Exercise:
Collect all lines containing the word "this" from the data.

Dataset:
::::::
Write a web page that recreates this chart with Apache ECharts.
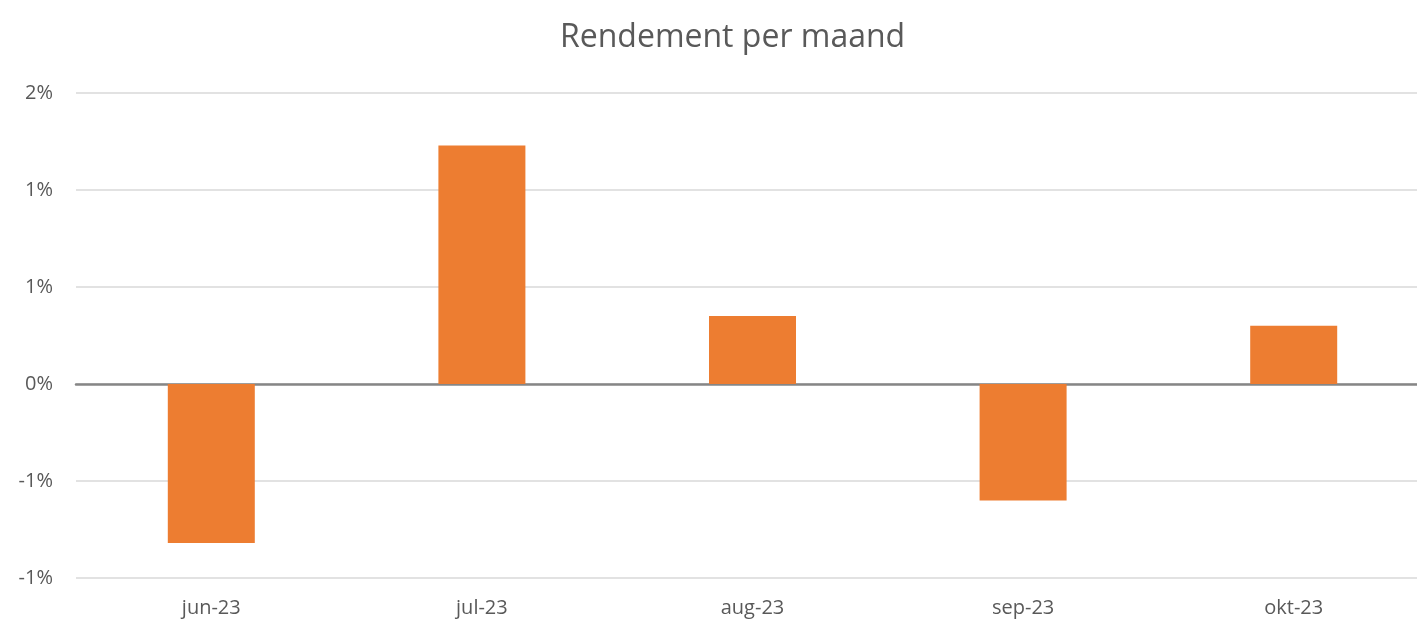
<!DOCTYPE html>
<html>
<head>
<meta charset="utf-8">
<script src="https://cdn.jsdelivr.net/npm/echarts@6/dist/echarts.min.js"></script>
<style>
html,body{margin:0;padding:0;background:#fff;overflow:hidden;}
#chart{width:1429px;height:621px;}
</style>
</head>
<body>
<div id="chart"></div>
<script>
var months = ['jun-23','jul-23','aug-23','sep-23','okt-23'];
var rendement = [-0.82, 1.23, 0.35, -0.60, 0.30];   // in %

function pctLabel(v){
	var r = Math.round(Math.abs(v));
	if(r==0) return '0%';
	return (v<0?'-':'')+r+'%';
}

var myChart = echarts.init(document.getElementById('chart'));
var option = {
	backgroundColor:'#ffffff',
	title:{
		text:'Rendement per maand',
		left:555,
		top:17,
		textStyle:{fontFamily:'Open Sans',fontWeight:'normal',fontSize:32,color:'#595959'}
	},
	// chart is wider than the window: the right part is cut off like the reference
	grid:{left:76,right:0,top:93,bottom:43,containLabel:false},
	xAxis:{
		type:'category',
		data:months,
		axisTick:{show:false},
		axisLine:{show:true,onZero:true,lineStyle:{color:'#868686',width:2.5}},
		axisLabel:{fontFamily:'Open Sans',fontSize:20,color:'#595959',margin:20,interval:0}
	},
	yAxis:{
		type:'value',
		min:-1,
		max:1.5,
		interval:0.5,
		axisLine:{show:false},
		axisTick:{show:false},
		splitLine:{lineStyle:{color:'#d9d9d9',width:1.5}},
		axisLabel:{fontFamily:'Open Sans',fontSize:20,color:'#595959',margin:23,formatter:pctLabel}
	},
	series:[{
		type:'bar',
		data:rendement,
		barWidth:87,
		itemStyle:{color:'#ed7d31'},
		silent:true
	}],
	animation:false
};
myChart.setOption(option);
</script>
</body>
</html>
::::::
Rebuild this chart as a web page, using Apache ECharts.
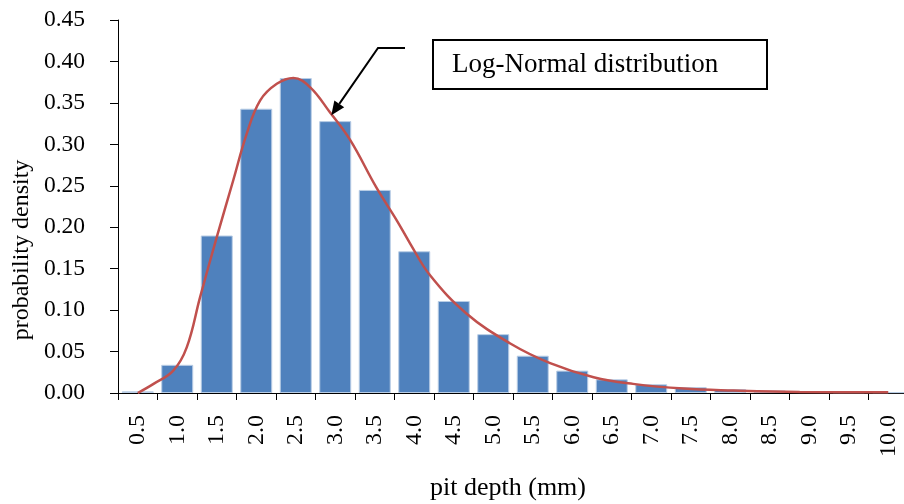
::::::
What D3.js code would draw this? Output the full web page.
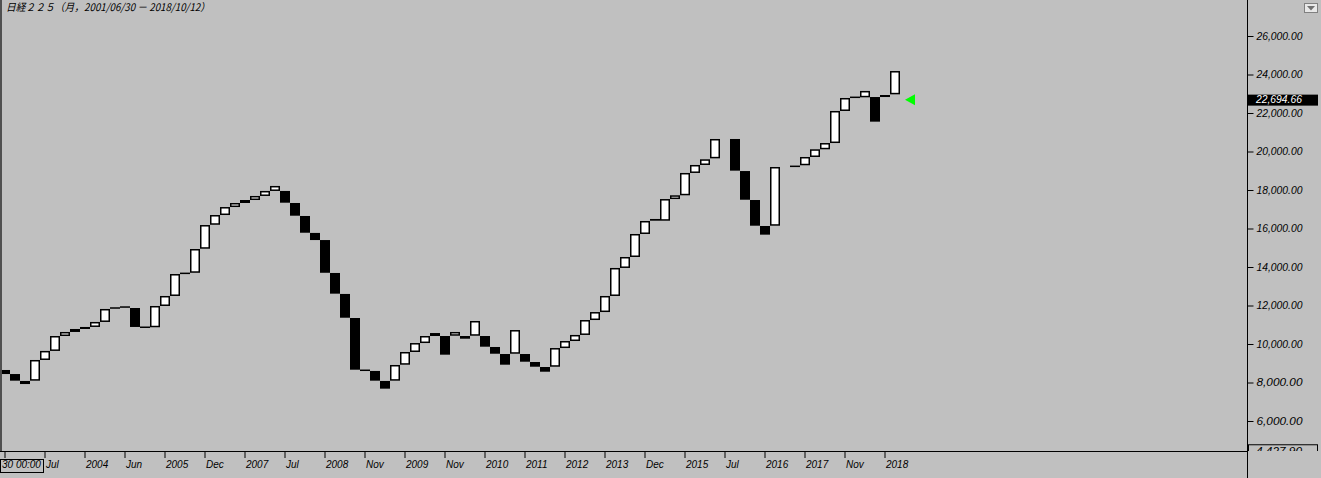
::::::
The output:
Write a web page that recreates this chart with Apache ECharts.
Rebuild this chart as a web page, using Apache ECharts.
What D3.js code would draw this? Output the full web page.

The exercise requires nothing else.